Building a trade to profit from this momentum shift
Note: Members of the Factor Service have already been made aware of the ideas presented herein — many Factor members have already taken action.
It appears that the bull trend in U.S. equities is now spilling over to mid caps and small caps. These stock indexes have substantial room to play catch-up and offer attractive profit potential for futures and ETF traders.
The Russell 2000 is attempting to breakout from a 9-month classical charting rectangle. This rectangle has targets of 1784 and 1929. Traders can choose from the mini Russell (CME) which carries a value of $50 for each point of price change or the micro Russell (CME) which carries a value of $5 for each point of price change. For example, an advance by the mini Russell from the present price of 1626 to the target of 1784 would represent a profit of $7,900 per futures contract. Each futures contract requires a margin deposit of $3,300. This interpretation of the chart will be null and void if the Russell declines below 1579. A decisive close above 1640 is required to confirm the upside breakout.
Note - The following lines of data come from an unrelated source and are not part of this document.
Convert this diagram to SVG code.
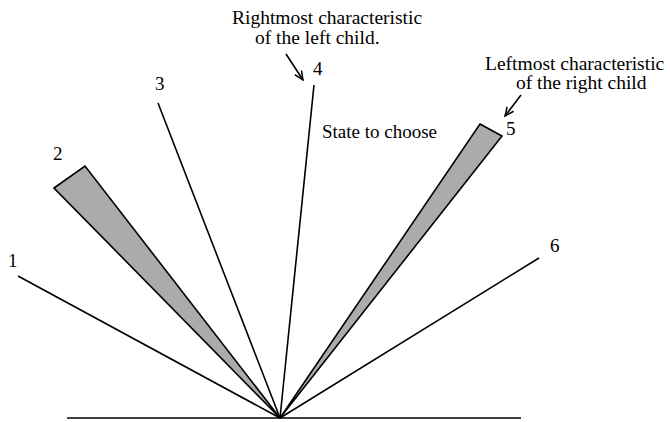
<svg xmlns="http://www.w3.org/2000/svg" width="670" height="422" viewBox="0 0 670 422">
<style>
text{font-family:"Liberation Serif","Times New Roman",serif;font-size:19px;fill:#000}
.n{font-size:19.5px}
.l{stroke:#000;stroke-width:1.6;fill:none}
.w{stroke:#000;stroke-width:1.6;fill:#ababab;stroke-linejoin:miter}
</style>
<defs>
<marker id="ah" viewBox="0 0 10 10" refX="9" refY="5" markerWidth="10" markerHeight="10" orient="auto" markerUnits="userSpaceOnUse">
<path d="M0,1 L9,5 L0,9" fill="none" stroke="#000" stroke-width="1.5"/>
</marker>
</defs>
<g id="connectors">
<line class="l" x1="67" y1="418" x2="521" y2="418" stroke-width="2"/>
<line class="l" x1="18" y1="276" x2="280" y2="418"/>
<polygon id="wedge2" class="w" points="54,188 85,166 280,418"/>
<line class="l" x1="158" y1="103" x2="280" y2="418"/>
<line class="l" x1="314" y1="85" x2="280" y2="418"/>
<polygon id="wedge5" class="w" points="480,124 502,136 280,418"/>
<line class="l" x1="539" y1="258" x2="280" y2="418"/>
<line class="l" x1="286" y1="54" x2="303" y2="80" marker-end="url(#ah)"/>
<line class="l" x1="521" y1="95" x2="505" y2="116" marker-end="url(#ah)"/>
</g>
<g id="labels">
<text x="8" y="267">1</text>
<text x="53" y="160">2</text>
<text x="155" y="90">3</text>
<text x="313" y="75">4</text>
<text x="506" y="135">5</text>
<text x="550" y="252">6</text>
<text class="n" x="232" y="24">Rightmost characteristic</text>
<text class="n" x="255" y="44">of the left child.</text>
<text class="n" x="485" y="70">Leftmost characteristic</text>
<text class="n" x="516" y="89">of the right child</text>
<text x="322" y="138">State to choose</text>
</g>
</svg>
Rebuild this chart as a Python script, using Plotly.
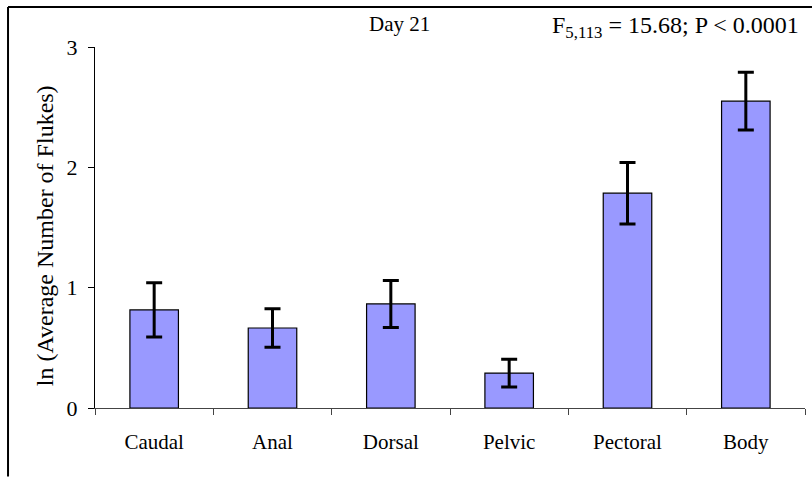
import plotly.graph_objects as go

categories = ["Caudal", "Anal", "Dorsal", "Pelvic", "Pectoral", "Body"]
values = [0.815, 0.665, 0.865, 0.29, 1.785, 2.55]
errors = [0.225, 0.16, 0.195, 0.115, 0.255, 0.24]
y_ticks = [0, 1, 2, 3]

FONT = "Liberation Serif, Times New Roman, serif"

fig = go.Figure()
fig.add_trace(go.Bar(
    x=categories, y=values,
    marker=dict(color="#9999FF", line=dict(color="black", width=1.2)),
    width=0.41,
    error_y=dict(type="data", array=errors, visible=True, color="black", thickness=3, width=8),
))

fig.update_layout(
    width=812, height=478,
    margin=dict(l=95, r=7, t=47, b=70),
    plot_bgcolor="white", paper_bgcolor="white",
    showlegend=False,
    font=dict(family=FONT, size=21, color="black"),
    xaxis=dict(showline=True, linecolor="#444", linewidth=1, ticks="outside", tickson="boundaries",
               ticklen=6, tickcolor="#444", showgrid=False, tickfont=dict(size=21, family=FONT),
               ticklabelstandoff=15),
    yaxis=dict(range=[0, 3], tickvals=y_ticks, showline=True, linecolor="black", linewidth=1,
               ticks="outside", ticklen=6, tickcolor="black", showgrid=False, zeroline=False,
               tickfont=dict(size=22, family=FONT), ticklabelstandoff=6),
    annotations=[
        dict(text="ln (Average Number of Flukes)", xref="paper", yref="paper", x=-0.0704, y=0.476,
             xanchor="center", yanchor="middle", textangle=-90, showarrow=False,
             font=dict(size=24, family=FONT)),
        dict(text="Day 21", xref="paper", yref="paper", x=0.429, y=1.063, xanchor="center", yanchor="middle",
             showarrow=False, font=dict(size=21, family=FONT)),
        dict(text="F<sub>5,113</sub> = 15.68; P < 0.0001", xref="paper", yref="paper", x=0.994, y=1.055,
             xanchor="right", yanchor="middle", showarrow=False, font=dict(size=24, family=FONT)),
    ],
    shapes=[
        dict(type="line", xref="paper", yref="paper", x0=-0.1225, x1=1.02, y0=1.111, y1=1.111,
             line=dict(color="black", width=2)),
        dict(type="line", xref="paper", yref="paper", x0=-0.1225, x1=-0.1225, y0=1.111, y1=-0.19,
             line=dict(color="black", width=2)),
    ],
)

fig.write_html("out.html")
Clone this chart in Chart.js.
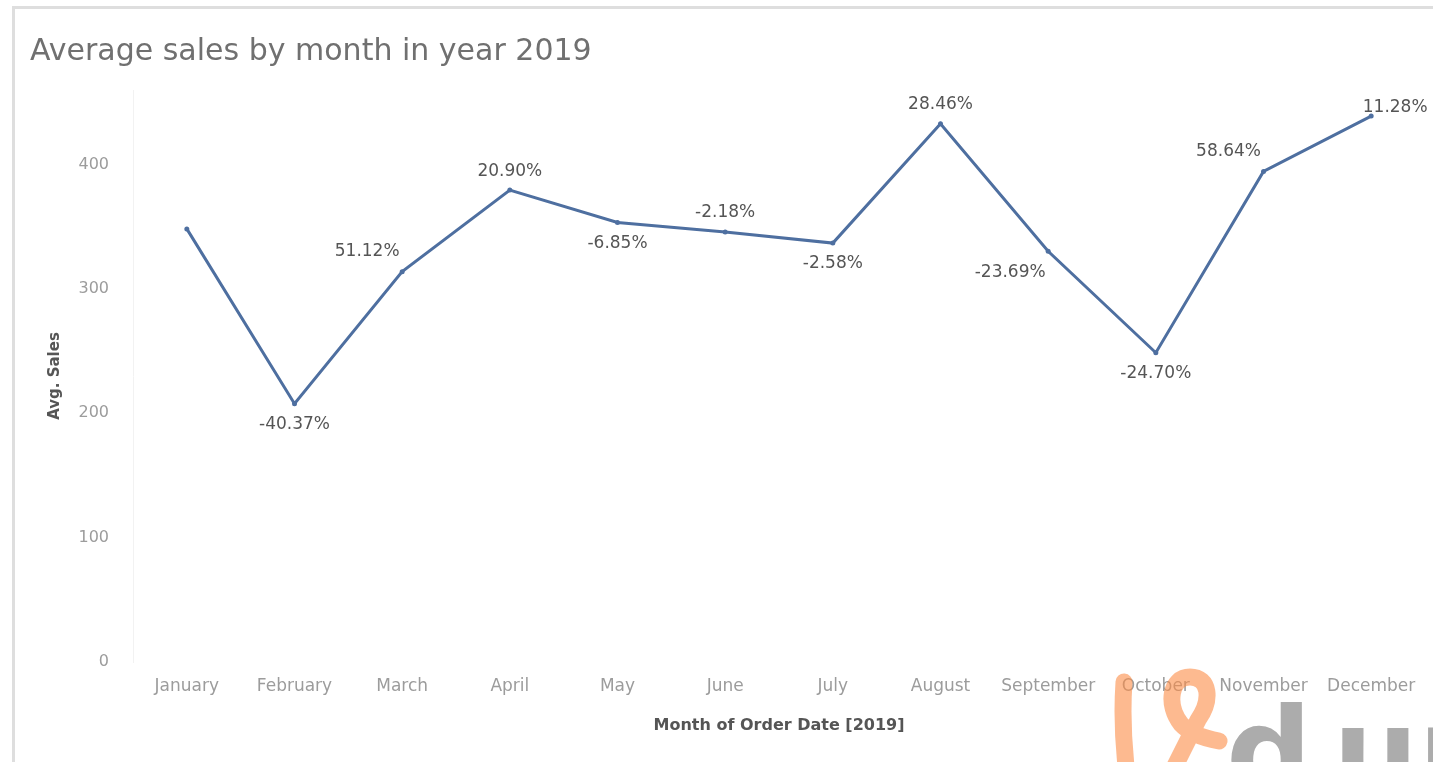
<!DOCTYPE html>
<html>
<head>
<meta charset="utf-8">
<script src="https://cdn.jsdelivr.net/npm/chart.js@4.4.1/dist/chart.umd.min.js"></script>
<style>
  html, body { margin: 0; padding: 0; background: #fff; overflow: hidden; }
  #wrap { width: 1433px; height: 762px; position: relative; }
</style>
</head>
<body>
<div id="wrap"><canvas id="c" width="1433" height="762"></canvas></div>
<script>
// Monthly average sales, 2019
const months = ['January', 'February', 'March', 'April', 'May', 'June',
                'July', 'August', 'September', 'October', 'November', 'December'];
const avgSales = [348.3, 207.7, 313.9, 379.5, 353.5, 345.8, 336.9, 432.8, 330.3, 248.7, 394.5, 439.0];
// month-over-month change shown next to each point
const changeLabels = [null, '-40.37%', '51.12%', '20.90%', '-6.85%', '-2.18%', '-2.58%',
                      '28.46%', '-23.69%', '-24.70%', '58.64%', '11.28%'];
const yTicks = [0, 100, 200, 300, 400];

const chartTitle = 'Average sales by month in year 2019';
const FONT = "'DejaVu Sans', sans-serif";

// where each change label sits relative to its point
const labelPlacement = ['none', 'below', 'aboveLeft', 'above', 'below', 'above', 'below',
                        'above', 'belowLeft', 'below', 'aboveLeft', 'aboveRight'];
const placementOffset = {
  above: [0, -19], below: [0, 21], aboveLeft: [-35, -20],
  belowLeft: [-38, 21], aboveRight: [24, -9]
};

// sheet frame + title
const framePlugin = {
  id: 'frame',
  beforeDraw(chart) {
    const ctx = chart.ctx;
    ctx.save();
    ctx.fillStyle = '#ffffff';
    ctx.fillRect(0, 0, chart.width, chart.height);
    ctx.strokeStyle = '#dedede';
    ctx.lineWidth = 3;
    ctx.beginPath();
    ctx.moveTo(13.5, chart.height);
    ctx.lineTo(13.5, 7.5);
    ctx.lineTo(chart.width, 7.5);
    ctx.stroke();
    ctx.font = '30px ' + FONT;
    ctx.fillStyle = '#707070';
    ctx.textAlign = 'left';
    ctx.textBaseline = 'alphabetic';
    ctx.fillText(chartTitle, 30, 60);
    ctx.restore();
  }
};

// percentage labels next to the points
const changeLabelPlugin = {
  id: 'changeLabels',
  afterDatasetsDraw(chart) {
    const ctx = chart.ctx;
    const meta = chart.getDatasetMeta(0);
    ctx.save();
    ctx.font = '17px ' + FONT;
    ctx.fillStyle = '#555555';
    ctx.textAlign = 'center';
    ctx.textBaseline = 'middle';
    meta.data.forEach((pt, i) => {
      const txt = changeLabels[i];
      const off = placementOffset[labelPlacement[i]];
      if (!txt || !off) return;
      ctx.fillText(txt, pt.x + off[0], pt.y + off[1]);
    });
    ctx.restore();
  }
};

// corner logo mark
const logoPlugin = {
  id: 'logo',
  afterDraw(chart) {
    const ctx = chart.ctx;
    ctx.save();
    ctx.fillStyle = '#acacac';
    ctx.font = 'bold 120px ' + FONT;
    ctx.textBaseline = 'alphabetic';
    ctx.textAlign = 'left';
    ctx.fillText('d', 1226, 793);
    ctx.fillText('u', 1333, 793);
    ctx.fillText('r', 1418, 793);
    ctx.strokeStyle = 'rgba(252,140,70,0.6)';
    ctx.lineWidth = 17;
    ctx.lineCap = 'round';
    ctx.lineJoin = 'round';
    ctx.beginPath();
    ctx.moveTo(1124, 682);
    ctx.quadraticCurveTo(1121, 725, 1127, 775);
    ctx.stroke();
    ctx.beginPath();
    ctx.moveTo(1219, 741);
    ctx.quadraticCurveTo(1192, 736, 1181, 724);
    ctx.bezierCurveTo(1166, 705, 1170, 677, 1190, 677);
    ctx.bezierCurveTo(1210, 677, 1212, 700, 1198, 720);
    ctx.lineTo(1172, 772);
    ctx.stroke();
    ctx.restore();
  }
};

new Chart(document.getElementById('c'), {
  type: 'line',
  data: {
    labels: months,
    datasets: [{
      label: 'Avg. Sales',
      data: avgSales,
      borderColor: '#4e6fa0',
      backgroundColor: '#4e6fa0',
      borderWidth: 3,
      pointRadius: 2.5,
      pointHoverRadius: 2.5,
      pointBackgroundColor: '#4e6fa0',
      pointBorderWidth: 0,
      tension: 0,
      fill: false
    }]
  },
  options: {
    responsive: false,
    animation: false,
    events: [],
    layout: { padding: { left: 14, right: 8, top: 90, bottom: 0 } },
    plugins: {
      legend: { display: false },
      title: { display: false },
      tooltip: { enabled: false }
    },
    scales: {
      x: {
        type: 'category',
        offset: true,
        grid: { display: false, drawTicks: false },
        border: { display: false },
        ticks: {
          color: '#9c9c9c',
          font: { family: FONT, size: 17 },
          padding: 14,
          maxRotation: 0,
          autoSkip: false
        },
        title: {
          display: true,
          text: 'Month of Order Date [2019]',
          color: '#555555',
          font: { family: FONT, size: 16, weight: 'bold' },
          padding: { top: 0, bottom: 27 }
        },
        afterFit(scale) { scale.height = 100; }
      },
      y: {
        min: 0,
        max: 460,
        afterBuildTicks(scale) { scale.ticks = yTicks.map(v => ({ value: v })); },
        grid: { display: false, drawTicks: false },
        border: { display: true, color: '#f2f2f2', width: 1 },
        ticks: {
          color: '#9c9c9c',
          font: { family: FONT, size: 16 },
          padding: 24
        },
        title: {
          display: true,
          text: 'Avg. Sales',
          color: '#555555',
          font: { family: FONT, size: 15, weight: 'bold' },
          padding: { top: 32, bottom: 0 }
        },
        afterFit(scale) { scale.width = 119; }
      }
    }
  },
  plugins: [framePlugin, changeLabelPlugin, logoPlugin]
});
</script>
</body>
</html>
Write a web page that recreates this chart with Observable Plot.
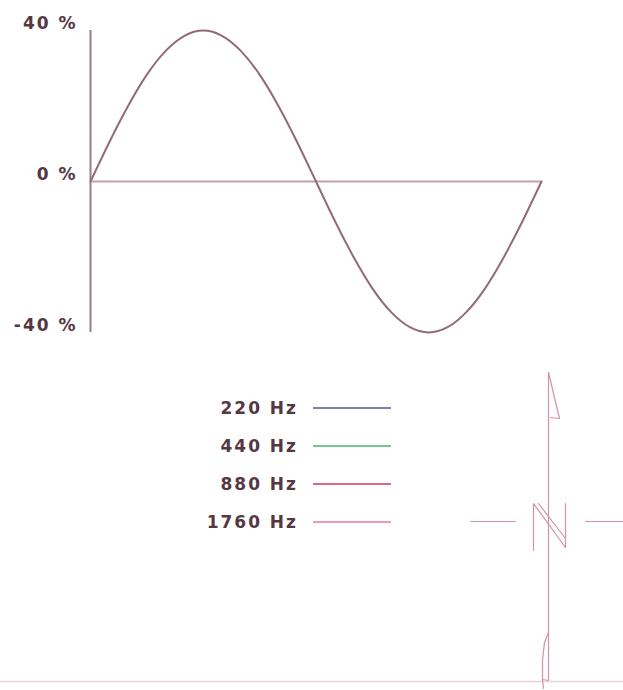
<!DOCTYPE html>
<html>
<head>
<meta charset="utf-8">
<script src="https://cdn.jsdelivr.net/npm/d3@7"></script>
<script src="https://cdn.jsdelivr.net/npm/@observablehq/plot@0.6"></script>
<style>
  html, body { margin: 0; padding: 0; background: #fff; }
  #wrap { position: relative; width: 623px; height: 690px; overflow: hidden; font-family: "DejaVu Sans", sans-serif; }
  #topChart, #bottomChart { position: absolute; left: 0; }
  #topChart { top: 0; }
  #bottomChart { top: 345px; }
  #legend { position: absolute; left: 0; top: 389px; }
  .row { position: relative; height: 38px; width: 400px; }
  .lab { position: absolute; right: 102px; top: 0; line-height: 38px; font-weight: bold; font-size: 17px; letter-spacing: 2px; color: #553844; white-space: nowrap; }
  .sw { position: absolute; left: 313px; top: 18px; width: 78px; height: 2px; }
</style>
</head>
<body>
<div id="wrap">
  <div id="topChart"></div>
  <div id="bottomChart"></div>
  <div id="legend"></div>
</div>
<script>
// ---- data ----
const phaseDeg = [0,15,30,45,60,75,90,105,120,135,150,165,180,195,210,225,240,255,270,285,300,315,330,345,360];
const amplitudePct = [0,10.4,20,28.3,34.6,38.6,40,38.6,34.6,28.3,20,10.4,0,-10.4,-20,-28.3,-34.6,-38.6,-40,-38.6,-34.6,-28.3,-20,-10.4,0];
const yTicks = [-40, 0, 40];

const seriesNames = ["220 Hz", "440 Hz", "880 Hz", "1760 Hz"];
const seriesColors = ["#7d82a8", "#74c892", "#d66a7e", "#ea9cba"];

// stray glyph drawn in the lower right (page x, page y)
const glyphId = ["flag","flag","flag","stem","stem","loop","loop","loop","loop","loop","tip","tip","n","n","n","n","n2","n2","dashL","dashL","dashR","dashR"];
const glyphX  = [550,559,548, 548,548, 548,544,542,542,548, 542,543, 533,533,565,565, 538,565, 470,515, 585,623];
const glyphY  = [417,418,372, 372,680, 632,642,660,679,680, 679,688, 550,503,547,503, 503,538, 521,521, 521,521];
const baseX = [0, 623];
const baseY = [681, 681];

// ---- top chart ----
const wave = phaseDeg.map((p, i) => ({phase: p, value: amplitudePct[i]}));
const topPlot = Plot.plot({
  width: 623,
  height: 345,
  marginTop: 30,
  marginBottom: 13,
  marginLeft: 90,
  marginRight: 82,
  x: {domain: [0, 360], axis: null},
  y: {domain: [-40, 40], ticks: yTicks, label: null},
  style: {background: "transparent", overflow: "visible"},
  marks: [
    Plot.axisY(yTicks, {tickSize: 0, tickPadding: 13, dy: -7, label: null, tickFormat: d => `${d} %`,
      fontSize: 17, fontWeight: "bold", fill: "#553844", fontFamily: "DejaVu Sans"}),
    Plot.ruleX([0], {y1: -40, y2: 40, stroke: "#a07a88", strokeWidth: 2}),
    Plot.ruleY([0], {x1: 0, x2: 360, stroke: "#c6a2b0", strokeWidth: 2}),
    Plot.line(wave, {x: "phase", y: "value", stroke: "#946a7a", strokeWidth: 2, curve: "natural"})
  ]
});
document.getElementById("topChart").appendChild(topPlot);
topPlot.querySelectorAll("text").forEach(t => t.setAttribute("letter-spacing", "2"));

// ---- legend ----
const legend = document.getElementById("legend");
seriesNames.forEach((name, i) => {
  const row = document.createElement("div");
  row.className = "row";
  const lab = document.createElement("div");
  lab.className = "lab";
  lab.textContent = name;
  const sw = document.createElement("div");
  sw.className = "sw";
  sw.style.background = seriesColors[i];
  row.appendChild(lab);
  row.appendChild(sw);
  legend.appendChild(row);
});

// ---- lower glyph ----
const glyph = glyphId.map((id, i) => ({id, x: glyphX[i], y: glyphY[i]}));
const base = baseX.map((x, i) => ({x, y: baseY[i]}));
const bottomPlot = Plot.plot({
  width: 623,
  height: 345,
  margin: 0,
  x: {domain: [0, 623], axis: null},
  y: {domain: [345, 690], reverse: true, axis: null},
  style: {background: "transparent", overflow: "visible"},
  marks: [
    Plot.line(base, {x: "x", y: "y", stroke: "#ecd4da", strokeWidth: 1.5}),
    Plot.line(glyph, {x: "x", y: "y", z: "id", stroke: "#d492aa", strokeWidth: 1.2})
  ]
});
document.getElementById("bottomChart").appendChild(bottomPlot);
</script>
</body>
</html>
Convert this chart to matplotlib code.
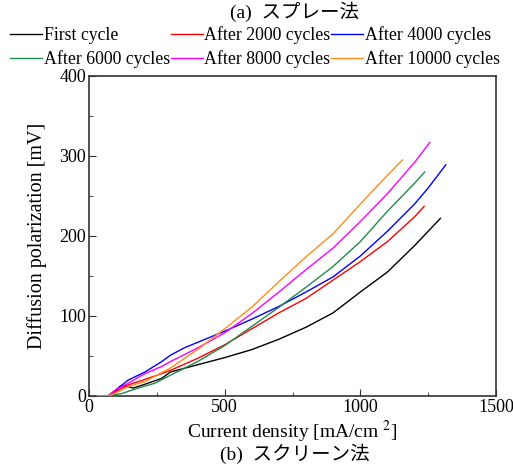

Futures contracts offer a much more efficient way to utilize trading capital and maximize profits — but also with commensurate risks. The Russelll ETF (IWM) is also attempting to breakout. I use a 2% breakout rule for ETFs. Thus, a close above 163.84 would constitute a price breakout. A close below 157.23 would negate a bullish breakout. With a profit target of 178.07, a purchase of 100 shares (cost of $16,384 at the breakout level) would offer a profit at the target of $1,423. The risk (using the 157.23 negation level) would be approximately $660 based on a 100-share purchase.
Obviously, futures trading is only for those traders with appropriate risk capital and temperaments. Yet, I hope the above example provides an excellent example of the benefits of trading futures vs. ETFs. While the ETF trade as laid out provides a 9% return of the capital used to buy the ETF, a futures contract offers a profit potential of more than 200% of the capital used to margin the trade.
While the profit potentials listed above are in relationship to the capital used to control the trades presented, the Factor Service believes that risk must always be measured against the total capital held in a trading account.